Два красных «Лебедя» добрались наконец до точки, с которой могли отвлечь на себя внимание пулемётчиков с белых «Сопвичей» и развязать руки «Ньюпору»

То и дело меняясь местами, вся группа продвигалась к месту, где переплетались нити рельсов. Как припаянные, замерли там поезда.

Вот, свалившись на крыло, один из «Лебедей» круто перешёл в штопор и тотчас же за ним, беспорядочно, завиляв носом, пошёл к земле головной «Сопвич». Как бы разрезая два сошедшихся самолёта, вынырнул из-под них маленький «Ньюпор» А те двое медлительными штопорами вместе винтили воздух виток за витком, ниже и ниже.

Фохт видел, как в месте падения «Сопвича» взметнулось яркое жёлтое пламя и от взрыва рвануло остатки уже лежащего рядом «Лебедя». Тем временем под огнём вертлявого «Ньюпора» два передних «Сопвича» повалились в левый вираж.
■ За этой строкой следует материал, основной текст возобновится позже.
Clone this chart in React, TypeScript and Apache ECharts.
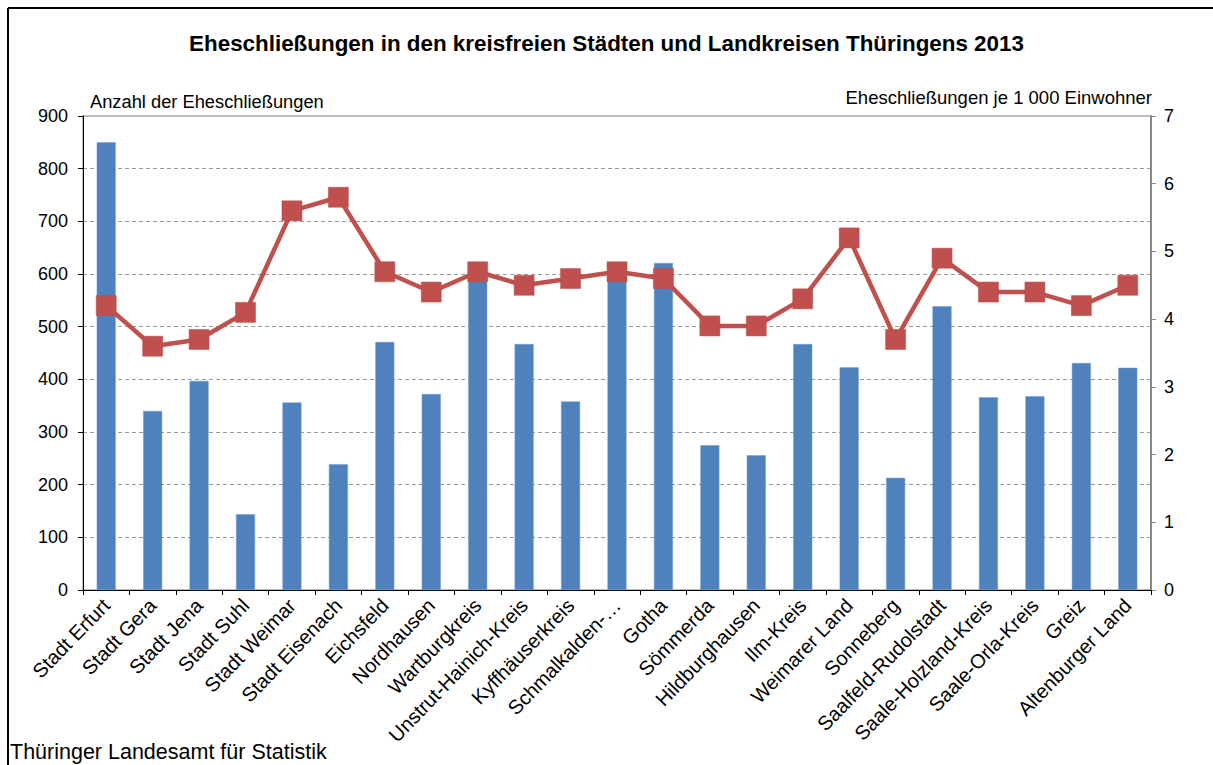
import React, { useEffect, useRef } from "react";
import * as echarts from "echarts";

const categories = [
  "Stadt Erfurt", "Stadt Gera", "Stadt Jena", "Stadt Suhl", "Stadt Weimar", "Stadt Eisenach",
  "Eichsfeld", "Nordhausen", "Wartburgkreis", "Unstrut-Hainich-Kreis", "Kyffhäuserkreis",
  "Schmalkalden-Meiningen", "Gotha", "Sömmerda", "Hildburghausen", "Ilm-Kreis", "Weimarer Land",
  "Sonneberg", "Saalfeld-Rudolstadt", "Saale-Holzland-Kreis", "Saale-Orla-Kreis", "Greiz",
  "Altenburger Land",
];

const marriages = [
  850, 340, 397, 144, 356, 239, 471, 372, 595, 467, 358, 600, 621, 275, 256, 467, 423, 213, 539,
  366, 368, 431, 422,
];

const perThousand = [
  4.2, 3.6, 3.7, 4.1, 5.6, 5.8, 4.7, 4.4, 4.7, 4.5, 4.6, 4.7, 4.6, 3.9, 3.9, 4.3, 5.2, 3.7, 4.9,
  4.4, 4.4, 4.2, 4.5,
];

const title = "Eheschließungen in den kreisfreien Städten und Landkreisen Thüringens 2013";
const leftAxisName = "Anzahl der Eheschließungen";
const rightAxisName = "Eheschließungen je 1 000 Einwohner";
const source = "Thüringer Landesamt für Statistik";

const FONT = "'Liberation Sans', Arial, sans-serif";

export default function App() {
  const ref = useRef<HTMLDivElement>(null);
  useEffect(() => {
    if (!ref.current) return;
    const chart = echarts.init(ref.current, null, { renderer: "svg" });
    chart.setOption({
      animation: false,
      backgroundColor: "#ffffff",
      textStyle: { fontFamily: FONT },
      title: {
        text: title,
        left: "center",
        top: 27,
        textStyle: { fontFamily: FONT, fontSize: 22.4, fontWeight: "bold", color: "#000" },
      },
      grid: {
        left: 83,
        right: 62,
        top: 116,
        bottom: 175,
        show: true,
        borderColor: "#777",
        borderWidth: 1,
        containLabel: false,
      },
      xAxis: {
        type: "category",
        data: categories,
        boundaryGap: true,
        axisLine: { lineStyle: { color: "#000", width: 1 } },
        axisTick: { show: true, alignWithLabel: false, length: 5, lineStyle: { color: "#000" } },
        axisLabel: {
          rotate: 46,
          interval: 0,
          margin: 12,
          fontSize: 20,
          color: "#000",
          fontFamily: FONT,
          formatter: (v: string) => (v.length > 21 ? v.slice(0, 13) + "…" : v),
        },
      },
      yAxis: [
        {
          type: "value",
          min: 0,
          max: 900,
          interval: 100,
          axisLine: { show: true, lineStyle: { color: "#000", width: 1 } },
          axisTick: { show: true, length: 5, lineStyle: { color: "#000" } },
          axisLabel: { fontSize: 18, color: "#000", fontFamily: FONT, margin: 15 },
          splitLine: {
            show: true,
            showMinLine: false,
            showMaxLine: false,
            lineStyle: { color: "#999", type: [4, 3], width: 1 },
          },
        },
        {
          type: "value",
          min: 0,
          max: 7,
          interval: 1,
          position: "right",
          axisLine: { show: true, lineStyle: { color: "#888", width: 2 } },
          axisTick: { show: true, length: 5, lineStyle: { color: "#888" } },
          axisLabel: { fontSize: 18, color: "#000", fontFamily: FONT, margin: 13 },
          splitLine: { show: false },
        },
      ],
      graphic: [
        {
          type: "line",
          shape: { x1: 8, y1: 8, x2: 1213, y2: 8 },
          style: { stroke: "#000", lineWidth: 2 },
        },
        {
          type: "line",
          shape: { x1: 8, y1: 8, x2: 8, y2: 765 },
          style: { stroke: "#000", lineWidth: 2 },
        },
        {
          type: "text",
          left: 90,
          top: 92,
          style: { text: leftAxisName, fontSize: 18.3, fill: "#000", fontFamily: FONT },
        },
        {
          type: "text",
          right: 61,
          top: 88,
          style: { text: rightAxisName, fontSize: 18.5, fill: "#000", fontFamily: FONT },
        },
        {
          type: "text",
          left: 10,
          top: 741,
          style: { text: source, fontSize: 21.5, fill: "#000", fontFamily: FONT },
        },
      ],
      series: [
        {
          type: "bar",
          name: leftAxisName,
          data: marriages,
          yAxisIndex: 0,
          barWidth: 19,
          itemStyle: { color: "#4F81BD", borderColor: "#6E9BD1", borderWidth: 0.5 },
          z: 2,
        },
        {
          type: "line",
          name: rightAxisName,
          data: perThousand,
          yAxisIndex: 1,
          symbol: "rect",
          symbolSize: 20,
          lineStyle: { color: "#C0504D", width: 4.5 },
          itemStyle: { color: "#C0504D", borderColor: "#B84A47", borderWidth: 0.5 },
          z: 3,
        },
      ],
    });
    return () => chart.dispose();
  }, []);
  return <div ref={ref} style={{ width: 1213, height: 765, position: "absolute", left: 0, top: 0 }} />;
}
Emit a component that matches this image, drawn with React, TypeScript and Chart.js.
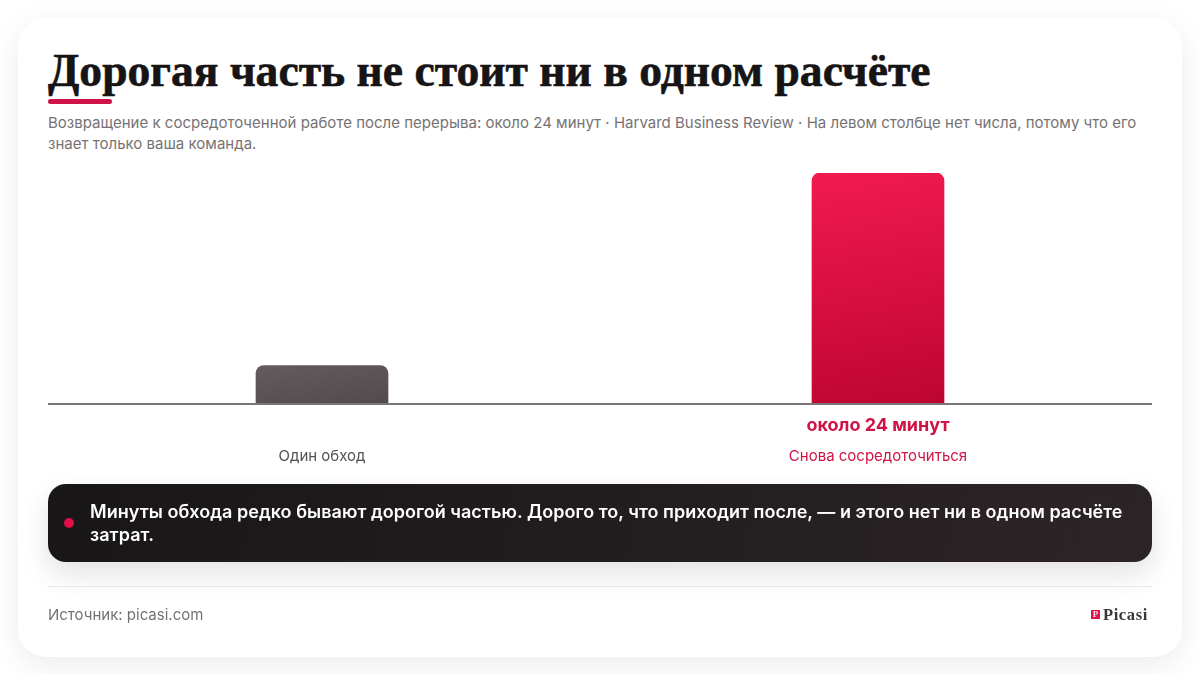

Не дойдя до узла, они куда попало сбрасывали свои бомбы.

Фохт тоже свалил машину в вираж, отворачивая от Тихорецкой. Не осталось и мысли о том, что он не донёс бомбы до цели. В мозгу лихорадочно бился только вопрос: «Почему Горлов не разгружается? За каким чёртом этот осел бережёт бомбы?» Теперь они были для Фохта только досадной нагрузкой, увеличивавшей вес машины и её лоб. А ему уже была дорога каждая лишняя верста, которую можно было выжать из «Сопвича». Намереваясь знаками показать Горлову, что нужно освободиться от бомб, Фохт обернулся. Из-под очков на него глядели расширенные страхом глаза капитана. И опять эта отвратительная слюнявая губа! Она двигалась, и в углах рта наблюдателя клубилась пена. По-видимому, он что-то кричал Фохту, от страха забыв, что тот не может его услышать. В памяти Фохта надолго сохранилась опущенная рука капитана. Ветер задрал Горлову рукав до локтя, и Фохт почему-то с особенной ясностью видел каждую веснушку на противно красной коже. Словно именно это было сейчас самым важным, а не то, что Фохт увидел, глянув вниз, куда показывал Горлов, — в брюхо «Сопвичу» лез «Ньюпор». Фохт видел каждую деталь красного истребителя, различил даже порыжевший шлем и облупленную кожаную куртку лётчика.

«Поймал!» — жарко пронзило мозг. Рука сама торопливо надавила на рукоятку, подавая её от себя до отказа. Самолёт нырнул вниз. Фохт отвёл взгляд от «Ньюпора», чтобы не видеть вспышки его пулемёта. Но «Ньюпор» бесцельно ткнул тупым носом то место, где только что был «Сопвич», болезненно дёрнулся и нырнул за ним.

В голове Фохта тёплой, отрадной струйкой проплыла успокоительная мысль: «У него задержка в пулемёте, теперь уйду… уйду!..» Казалось, даже прежняя твёрдость вернулась руке, когда он увидел, что красный истребитель действительно ушёл к себе. Но все же поворачивать к Тихорецкой не было никакого желания. Фохт лёг на курс и пошёл к югу. Когда оглянулся на Горлова, тот спал, уткнувшись лбом в затыльник пулемёта. Рот был приоткрыт, и губа висела ещё больше, чем обычно. Фохт подумал о том, что хорошо было бы сейчас пустить в этот рот несколько больших синих мух.

Фохт знал, что по возвращении на аэродром его ждёт разнос, а может быть, и отчисление из отряда. Начальство почти наверняка захочет подслужиться к англичанам и устроит бучу. Но сейчас Фохту было наплевать на все. Он давно уже думал о том, что хорошо было бы унести ноги из этой богоспасаемой «единой и неделимой».

Если это удастся, его калачом не заманишь туда, где в воздухе угрожает встреча с красными.

— Ну их всех к черту! — вслух проговорил он.

И успокоился на этом так, что после возвращения домой самым досадным представлялось отвратительное прикосновение чёрных мух к бритой голове.